Cette nuit-là - Indra Sinha - Albin Michel


Finaliste du booker price 2007[1], "Cette nuit-là" donc le titre originale est "Animal" est un super roman. Un roman que l'on dévore où l'on attache aux personnages avec une langue des plus croustillante.

Dans "Cette nuit-là", Animal, le narrateur, nous raconte son histoire de jeune indien condamné à marcher à quatre pattes depuis l'explosion de l'usine chimique, Kampani, dans la ville Khaufpur[2] toute entière façonnée par la catastrophe (ruines, handicapés, morts, résistances,...).
C'est donc un roman à la première personne où la langue d'Animal nous offre un show explosif fait de jeux de mots en tout genre, allusions scatologiques, blagues salaces, vannes des plus méchantes. Un torrent de mots où poèmes, vacheries et obsession sexuelle du narrateur cohabitent pour raconter aussi l'histoire d'une ville, de ses traumatismes et de ses luttes. Le tout dans une inde contemporaine et très juste.

Un roman que j'ai lu d'une traite avec un grand smile tout du long. L'occasion de noter une belle traduction où le texte rythmée est au service d'un vocabulaire très fleuri (en revanche pourquoi on-t-il traduit le titre originale "Animal"?).

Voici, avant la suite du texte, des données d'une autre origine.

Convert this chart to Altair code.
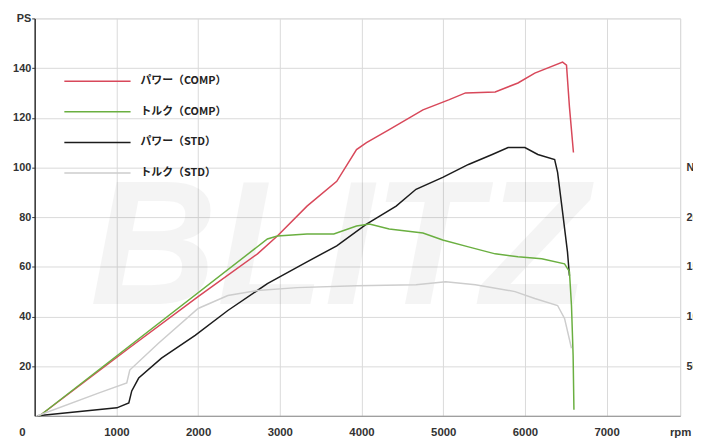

Le chapitre d'introduction:
J'étais humain, avant. À ce qu'on dit. Moi, je ne m'en souviens pas, mais les gens qui m'ont connu quand j'étais petit disent que je marchais sur mes deux pieds comme les hommes.
(...) La plupart des gens d'ici ne savent pas quel âge ils ont, mais moi si, parce que je suis né quelques jours avant cette nuit-là, celle que personne à Khaufpur ne veut se rapeller, mais que personne ne peux oublier.
Je marchais debout puisque Ma Franci le disait.. Mais pourquoi est-ce qu'elle aurait menti? Ce n'est pas comme si ça pouvait me consoler. Tu trouves ça gentil, toi, de rappeler à un aveugle qu'il ne l'a pas toujours été? Les prêtes qui murmurent des formules magiques à l'oreille des cadavres, il ne leur disent pas: ″Garde le moral, tu as été vivant″. Personne ne se penche tendrement au-dessus du tas de merde abandonné dans la poussière pour lui susurrer: ″Tu ressembles toujours au kebab que tu étais...″
(...) Mais est-ce que tu pourrais comprendre?
Le monde des humains est fait pour être vu à hauteur des yeux. Les tiens. Moi, la tête levée, mon regard donne sur un entrejambe. Au-dessous de la ceinture, c'est tout un autre monde, crois-moi! Je sais quand quelqu'un ne s'est pas lavé les couilles, quand un slip pue le pipi ou une raie des fesses la merde, ces relents qui n'atteignent pas tes narines à toi. Les pets schlinguent trois fois plus. Pendant mes coups de folie, je hurlais aux passants de la rue: ″Vous êtes peut-être foutrement malheureux, et personne n'est heureux comme il a le droit de l'être, mais au moins vous tenez debout!″.
Ne t'en fais pas. Tout te sera expliqué en temps et en heure. Je ne suis pas aussi intelligent que toi. Je ne peux pas tourner chaque mot en papillote comme tu le fais. Il ne me sort pas des martins-pêcheurs turquoises de la bouche quand je l'ouvre. Si tu tiens à mon histoire, il faudra te faire à ma façon de la raconter.

Avec plaisir! ;-)

Notes

[1] Je cite souvent la récompense britannique le Booker Price non seulement parce que ce sont des oeuvres de langues anglaises qui sont récompensées donc potentiellement des romans indiens mais aussi parce que contrairement au nos prix français ce dernier est de grande qualité dans ses sélections et récompenses.

[2] L'allusion à la catastrophe de la ville de bhopal est évidente.